What you have to do:
All of the listing below must be repeated word for word. Pictures are the only thing to omit.

----------------------------------------

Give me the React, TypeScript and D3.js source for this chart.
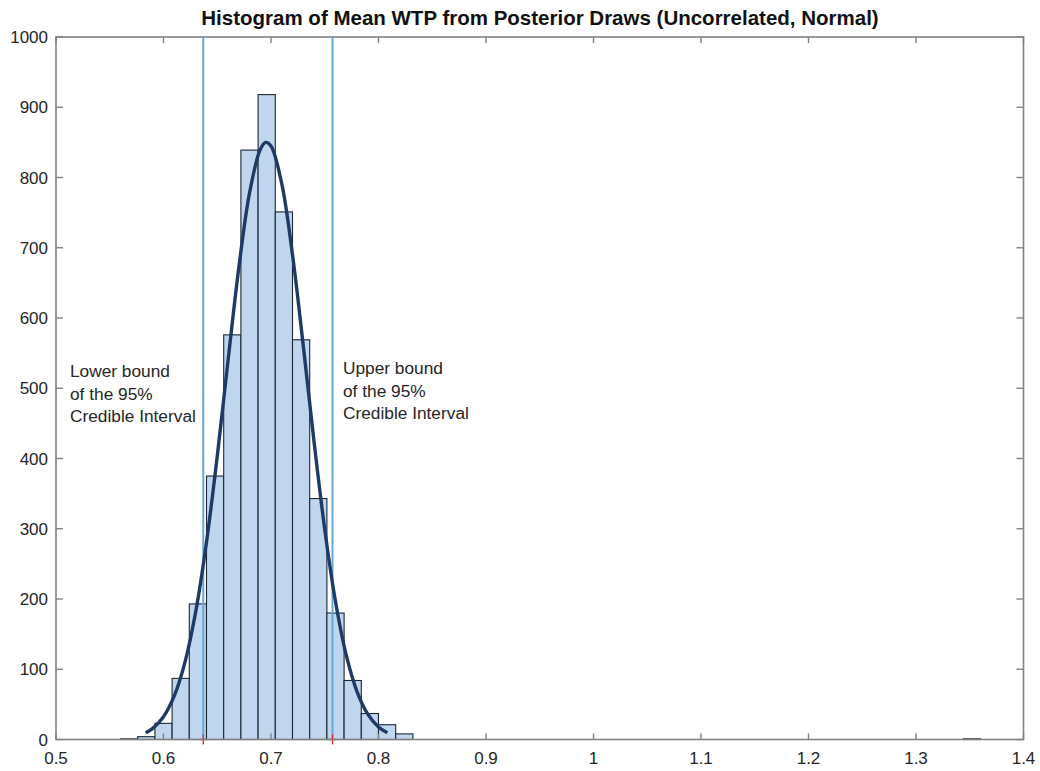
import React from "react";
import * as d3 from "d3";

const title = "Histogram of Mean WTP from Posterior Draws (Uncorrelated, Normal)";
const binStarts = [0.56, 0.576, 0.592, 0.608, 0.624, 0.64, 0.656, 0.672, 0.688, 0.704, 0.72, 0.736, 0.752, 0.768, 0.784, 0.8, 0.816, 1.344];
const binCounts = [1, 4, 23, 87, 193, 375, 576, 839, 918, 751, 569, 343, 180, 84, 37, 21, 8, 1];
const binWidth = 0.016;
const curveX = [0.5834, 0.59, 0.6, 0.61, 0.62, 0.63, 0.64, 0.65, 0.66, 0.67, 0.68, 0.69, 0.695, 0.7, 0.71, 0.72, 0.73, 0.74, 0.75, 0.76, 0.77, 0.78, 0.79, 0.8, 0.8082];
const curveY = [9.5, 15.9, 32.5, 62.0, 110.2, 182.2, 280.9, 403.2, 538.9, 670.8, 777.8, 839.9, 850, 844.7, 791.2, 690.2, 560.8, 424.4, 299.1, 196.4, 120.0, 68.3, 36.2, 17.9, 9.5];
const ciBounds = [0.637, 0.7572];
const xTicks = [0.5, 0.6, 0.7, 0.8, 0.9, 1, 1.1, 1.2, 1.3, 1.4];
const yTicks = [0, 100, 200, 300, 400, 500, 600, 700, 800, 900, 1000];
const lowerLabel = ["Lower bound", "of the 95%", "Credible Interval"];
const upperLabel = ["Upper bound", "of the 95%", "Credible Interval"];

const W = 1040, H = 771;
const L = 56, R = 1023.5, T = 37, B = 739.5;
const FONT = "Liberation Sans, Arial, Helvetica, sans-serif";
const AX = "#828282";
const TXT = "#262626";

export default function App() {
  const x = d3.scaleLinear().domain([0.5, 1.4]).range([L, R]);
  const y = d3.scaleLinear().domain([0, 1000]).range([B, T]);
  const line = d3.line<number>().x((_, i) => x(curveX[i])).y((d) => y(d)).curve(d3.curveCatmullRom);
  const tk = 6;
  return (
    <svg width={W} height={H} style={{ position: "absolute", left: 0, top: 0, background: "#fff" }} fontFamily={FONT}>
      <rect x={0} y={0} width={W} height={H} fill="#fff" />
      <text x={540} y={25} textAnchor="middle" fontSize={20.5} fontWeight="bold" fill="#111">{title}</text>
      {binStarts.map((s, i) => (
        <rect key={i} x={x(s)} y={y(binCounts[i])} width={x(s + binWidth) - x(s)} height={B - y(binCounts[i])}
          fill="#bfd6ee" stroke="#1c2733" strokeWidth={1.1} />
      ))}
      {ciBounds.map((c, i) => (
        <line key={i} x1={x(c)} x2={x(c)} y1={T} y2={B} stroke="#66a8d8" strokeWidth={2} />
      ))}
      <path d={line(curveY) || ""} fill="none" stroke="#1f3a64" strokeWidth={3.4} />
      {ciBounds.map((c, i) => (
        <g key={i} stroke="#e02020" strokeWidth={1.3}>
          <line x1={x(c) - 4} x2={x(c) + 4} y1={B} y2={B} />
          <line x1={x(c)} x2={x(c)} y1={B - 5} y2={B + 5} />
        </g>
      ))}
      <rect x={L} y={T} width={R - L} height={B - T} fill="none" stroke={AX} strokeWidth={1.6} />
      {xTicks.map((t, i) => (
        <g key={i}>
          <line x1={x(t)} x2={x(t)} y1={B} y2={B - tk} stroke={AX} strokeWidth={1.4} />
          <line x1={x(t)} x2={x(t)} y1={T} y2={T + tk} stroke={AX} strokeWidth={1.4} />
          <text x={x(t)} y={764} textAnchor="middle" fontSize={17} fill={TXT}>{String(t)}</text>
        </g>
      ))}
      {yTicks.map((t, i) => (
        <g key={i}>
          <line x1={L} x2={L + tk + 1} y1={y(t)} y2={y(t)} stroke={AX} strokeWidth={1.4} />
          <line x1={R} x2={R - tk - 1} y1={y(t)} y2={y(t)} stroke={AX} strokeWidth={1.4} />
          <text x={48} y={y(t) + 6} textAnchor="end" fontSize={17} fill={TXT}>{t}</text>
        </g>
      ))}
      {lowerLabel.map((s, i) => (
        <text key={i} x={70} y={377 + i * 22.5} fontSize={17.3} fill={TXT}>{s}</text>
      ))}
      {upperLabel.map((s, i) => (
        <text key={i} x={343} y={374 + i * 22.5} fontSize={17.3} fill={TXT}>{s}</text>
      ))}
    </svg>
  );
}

----------------------------------------

The reply:
Give me the React, TypeScript and D3.js source for this chart.
import React from "react";
import * as d3 from "d3";

const title = "Histogram of Mean WTP from Posterior Draws (Uncorrelated, Normal)";
const binStarts = [0.56, 0.576, 0.592, 0.608, 0.624, 0.64, 0.656, 0.672, 0.688, 0.704, 0.72, 0.736, 0.752, 0.768, 0.784, 0.8, 0.816, 1.344];
const binCounts = [1, 4, 23, 87, 193, 375, 576, 839, 918, 751, 569, 343, 180, 84, 37, 21, 8, 1];
const binWidth = 0.016;
const curveX = [0.5834, 0.59, 0.6, 0.61, 0.62, 0.63, 0.64, 0.65, 0.66, 0.67, 0.68, 0.69, 0.695, 0.7, 0.71, 0.72, 0.73, 0.74, 0.75, 0.76, 0.77, 0.78, 0.79, 0.8, 0.8082];
const curveY = [9.5, 15.9, 32.5, 62.0, 110.2, 182.2, 280.9, 403.2, 538.9, 670.8, 777.8, 839.9, 850, 844.7, 791.2, 690.2, 560.8, 424.4, 299.1, 196.4, 120.0, 68.3, 36.2, 17.9, 9.5];
const ciBounds = [0.637, 0.7572];
const xTicks = [0.5, 0.6, 0.7, 0.8, 0.9, 1, 1.1, 1.2, 1.3, 1.4];
const yTicks = [0, 100, 200, 300, 400, 500, 600, 700, 800, 900, 1000];
const lowerLabel = ["Lower bound", "of the 95%", "Credible Interval"];
const upperLabel = ["Upper bound", "of the 95%", "Credible Interval"];

const W = 1040, H = 771;
const L = 56, R = 1023.5, T = 37, B = 739.5;
const FONT = "Liberation Sans, Arial, Helvetica, sans-serif";
const AX = "#828282";
const TXT = "#262626";

export default function App() {
  const x = d3.scaleLinear().domain([0.5, 1.4]).range([L, R]);
  const y = d3.scaleLinear().domain([0, 1000]).range([B, T]);
  const line = d3.line<number>().x((_, i) => x(curveX[i])).y((d) => y(d)).curve(d3.curveCatmullRom);
  const tk = 6;
  return (
    <svg width={W} height={H} style={{ position: "absolute", left: 0, top: 0, background: "#fff" }} fontFamily={FONT}>
      <rect x={0} y={0} width={W} height={H} fill="#fff" />
      <text x={540} y={25} textAnchor="middle" fontSize={20.5} fontWeight="bold" fill="#111">{title}</text>
      {binStarts.map((s, i) => (
        <rect key={i} x={x(s)} y={y(binCounts[i])} width={x(s + binWidth) - x(s)} height={B - y(binCounts[i])}
          fill="#bfd6ee" stroke="#1c2733" strokeWidth={1.1} />
      ))}
      {ciBounds.map((c, i) => (
        <line key={i} x1={x(c)} x2={x(c)} y1={T} y2={B} stroke="#66a8d8" strokeWidth={2} />
      ))}
      <path d={line(curveY) || ""} fill="none" stroke="#1f3a64" strokeWidth={3.4} />
      {ciBounds.map((c, i) => (
        <g key={i} stroke="#e02020" strokeWidth={1.3}>
          <line x1={x(c) - 4} x2={x(c) + 4} y1={B} y2={B} />
          <line x1={x(c)} x2={x(c)} y1={B - 5} y2={B + 5} />
        </g>
      ))}
      <rect x={L} y={T} width={R - L} height={B - T} fill="none" stroke={AX} strokeWidth={1.6} />
      {xTicks.map((t, i) => (
        <g key={i}>
          <line x1={x(t)} x2={x(t)} y1={B} y2={B - tk} stroke={AX} strokeWidth={1.4} />
          <line x1={x(t)} x2={x(t)} y1={T} y2={T + tk} stroke={AX} strokeWidth={1.4} />
          <text x={x(t)} y={764} textAnchor="middle" fontSize={17} fill={TXT}>{String(t)}</text>
        </g>
      ))}
      {yTicks.map((t, i) => (
        <g key={i}>
          <line x1={L} x2={L + tk + 1} y1={y(t)} y2={y(t)} stroke={AX} strokeWidth={1.4} />
          <line x1={R} x2={R - tk - 1} y1={y(t)} y2={y(t)} stroke={AX} strokeWidth={1.4} />
          <text x={48} y={y(t) + 6} textAnchor="end" fontSize={17} fill={TXT}>{t}</text>
        </g>
      ))}
      {lowerLabel.map((s, i) => (
        <text key={i} x={70} y={377 + i * 22.5} fontSize={17.3} fill={TXT}>{s}</text>
      ))}
      {upperLabel.map((s, i) => (
        <text key={i} x={343} y={374 + i * 22.5} fontSize={17.3} fill={TXT}>{s}</text>
      ))}
    </svg>
  );
}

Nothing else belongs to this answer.